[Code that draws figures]
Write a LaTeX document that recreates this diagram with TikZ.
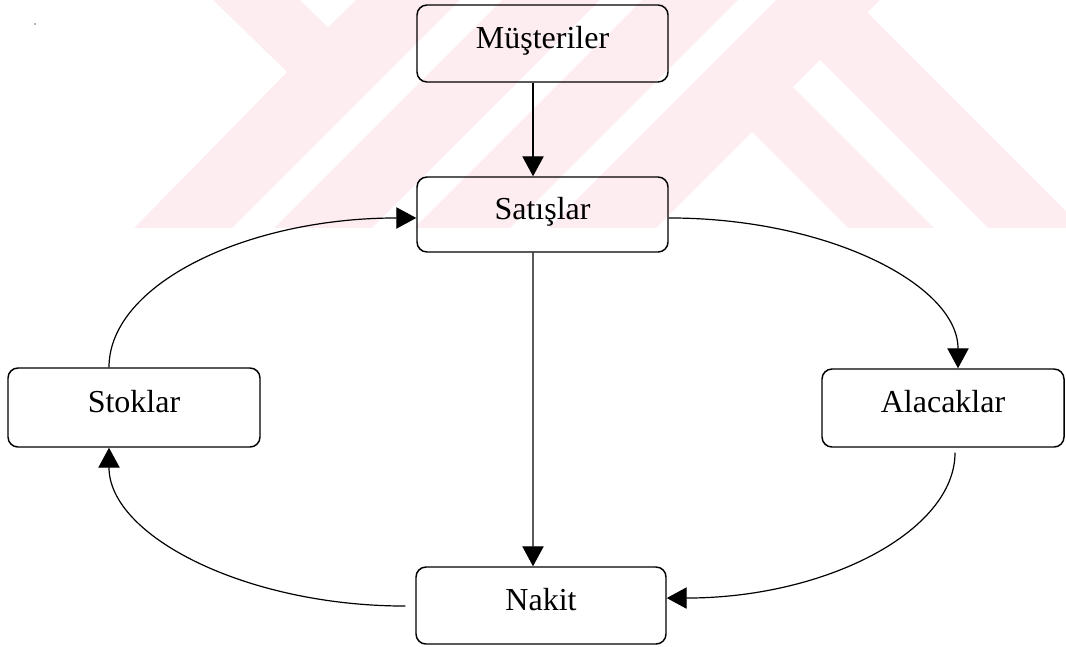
\documentclass[tikz,border=0pt]{standalone}
\usepackage{fontspec}
\setmainfont{Liberation Serif}
\usetikzlibrary{arrows.meta}
\definecolor{wm}{RGB}{253,236,240}
\begin{document}
\begin{tikzpicture}[x=0.75pt,y=-0.75pt,
  box/.style={draw, line width=1.1pt, rounded corners=7.5pt,
    minimum width=188.25pt, minimum height=57.75pt, inner sep=0pt,
    font=\fontsize{24pt}{28pt}\selectfont, text height=18pt, text depth=10.8pt},
  conn/.style={line width=0.9pt, -{Triangle[length=15pt,width=16pt]}},
  gap/.style={fill=white, draw=none}]
\useasboundingbox (0,0) rectangle (1066,646);
\fill[white] (0,0) rectangle (1066,646);
% faint watermark
\fill[wm] (0,0) rectangle (1066,228);
\fill[gap] (0,0) -- (213,0) -- (287,72) -- (134,228) -- (0,228) -- cycle;
\fill[gap] (300,0) -- (328,27) -- (356,0) -- cycle;
\fill[gap] (460,0) -- (502,0) -- (274,228) -- (232,228) -- cycle;
\fill[gap] (600,0) -- (642,0) -- (414,228) -- (372,228) -- cycle;
\fill[gap] (738,0) -- (776,0) -- (548,228) -- (510,228) -- cycle;
\fill[gap] (880,0) -- (1066,0) -- (1066,211) -- (867.5,12.5) -- cycle;
\fill[gap] (820,60) -- (988,228) -- (934,228) -- (793,87) -- cycle;
\fill[gap] (752,132) -- (848,228) -- (656,228) -- cycle;
\fill[black!60] (35,24) circle (0.7pt);
% boxes
\node[box] (mus) at (542.5,43.5) {Müşteriler};
\node[box, minimum height=56.25pt] (sat) at (542.5,214.5) {Satışlar};
\node[box, minimum width=189pt, minimum height=59.25pt] (sto) at (134,407.5) {Stoklar};
\node[box, minimum width=181.5pt, minimum height=58.5pt] (ala) at (943,408) {Alacaklar};
\node[box, minimum width=187.5pt] (nak) at (541,605.5) {Nakit};
% connectors
\draw[conn] ([xshift=-7.1pt]mus.south) -- ([xshift=-7.1pt]sat.north);
\draw[conn] ([xshift=-7.1pt]sat.south) -- ([xshift=-6pt]nak.north);
\draw[conn] ([xshift=-18.75pt]sto.north) .. controls +(0,-83) and +(-170,0) .. ([yshift=-2.6pt]sat.west);
\draw[conn] ([yshift=-2.6pt]sat.east) .. controls +(160,0) and +(0,-83) .. ([xshift=11.25pt]ala.north);
\draw[conn, shorten <=3.75pt] ([xshift=9pt]ala.south) .. controls +(0,83) and +(160,0) .. ([yshift=5.6pt]nak.east);
\draw[conn, shorten <=7.5pt] ([yshift=-0.4pt]nak.west) .. controls +(-170,0) and +(0,88) .. ([xshift=-18.75pt]sto.south);
\end{tikzpicture}
\end{document}
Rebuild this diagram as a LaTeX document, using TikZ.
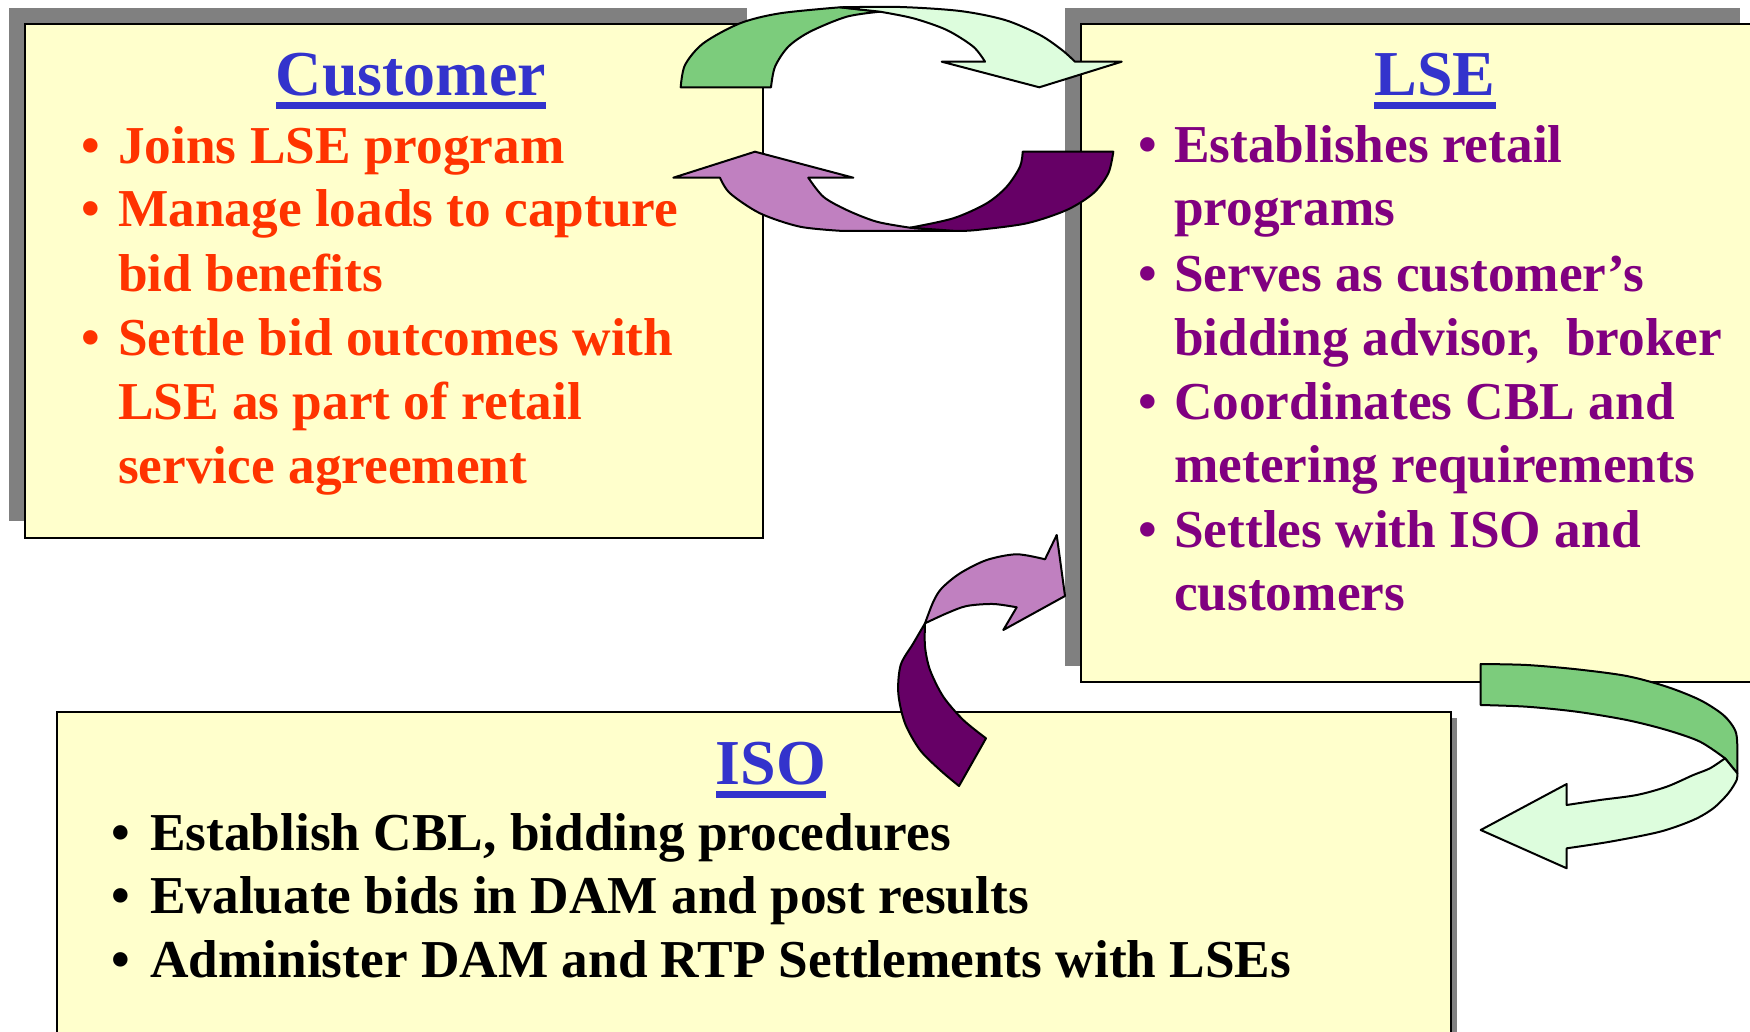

# Task description
Exactly reproduce the entries above, minus the pictures.

# Task output
Write a LaTeX document that recreates this diagram with TikZ.
\documentclass[tikz,border=0pt]{standalone}
\usepackage{fontspec}
\setmainfont{Liberation Serif}
\usetikzlibrary{arrows.meta}
\definecolor{wm}{RGB}{253,236,240}
\begin{document}
\begin{tikzpicture}[x=0.75pt,y=-0.75pt,
  box/.style={draw, line width=1.1pt, rounded corners=7.5pt,
    minimum width=188.25pt, minimum height=57.75pt, inner sep=0pt,
    font=\fontsize{24pt}{28pt}\selectfont, text height=18pt, text depth=10.8pt},
  conn/.style={line width=0.9pt, -{Triangle[length=15pt,width=16pt]}},
  gap/.style={fill=white, draw=none}]
\useasboundingbox (0,0) rectangle (1066,646);
\fill[white] (0,0) rectangle (1066,646);
% faint watermark
\fill[wm] (0,0) rectangle (1066,228);
\fill[gap] (0,0) -- (213,0) -- (287,72) -- (134,228) -- (0,228) -- cycle;
\fill[gap] (300,0) -- (328,27) -- (356,0) -- cycle;
\fill[gap] (460,0) -- (502,0) -- (274,228) -- (232,228) -- cycle;
\fill[gap] (600,0) -- (642,0) -- (414,228) -- (372,228) -- cycle;
\fill[gap] (738,0) -- (776,0) -- (548,228) -- (510,228) -- cycle;
\fill[gap] (880,0) -- (1066,0) -- (1066,211) -- (867.5,12.5) -- cycle;
\fill[gap] (820,60) -- (988,228) -- (934,228) -- (793,87) -- cycle;
\fill[gap] (752,132) -- (848,228) -- (656,228) -- cycle;
\fill[black!60] (35,24) circle (0.7pt);
% boxes
\node[box] (mus) at (542.5,43.5) {Müşteriler};
\node[box, minimum height=56.25pt] (sat) at (542.5,214.5) {Satışlar};
\node[box, minimum width=189pt, minimum height=59.25pt] (sto) at (134,407.5) {Stoklar};
\node[box, minimum width=181.5pt, minimum height=58.5pt] (ala) at (943,408) {Alacaklar};
\node[box, minimum width=187.5pt] (nak) at (541,605.5) {Nakit};
% connectors
\draw[conn] ([xshift=-7.1pt]mus.south) -- ([xshift=-7.1pt]sat.north);
\draw[conn] ([xshift=-7.1pt]sat.south) -- ([xshift=-6pt]nak.north);
\draw[conn] ([xshift=-18.75pt]sto.north) .. controls +(0,-83) and +(-170,0) .. ([yshift=-2.6pt]sat.west);
\draw[conn] ([yshift=-2.6pt]sat.east) .. controls +(160,0) and +(0,-83) .. ([xshift=11.25pt]ala.north);
\draw[conn, shorten <=3.75pt] ([xshift=9pt]ala.south) .. controls +(0,83) and +(160,0) .. ([yshift=5.6pt]nak.east);
\draw[conn, shorten <=7.5pt] ([yshift=-0.4pt]nak.west) .. controls +(-170,0) and +(0,88) .. ([xshift=-18.75pt]sto.south);
\end{tikzpicture}
\end{document}
Rebuild this diagram as a LaTeX document, using TikZ.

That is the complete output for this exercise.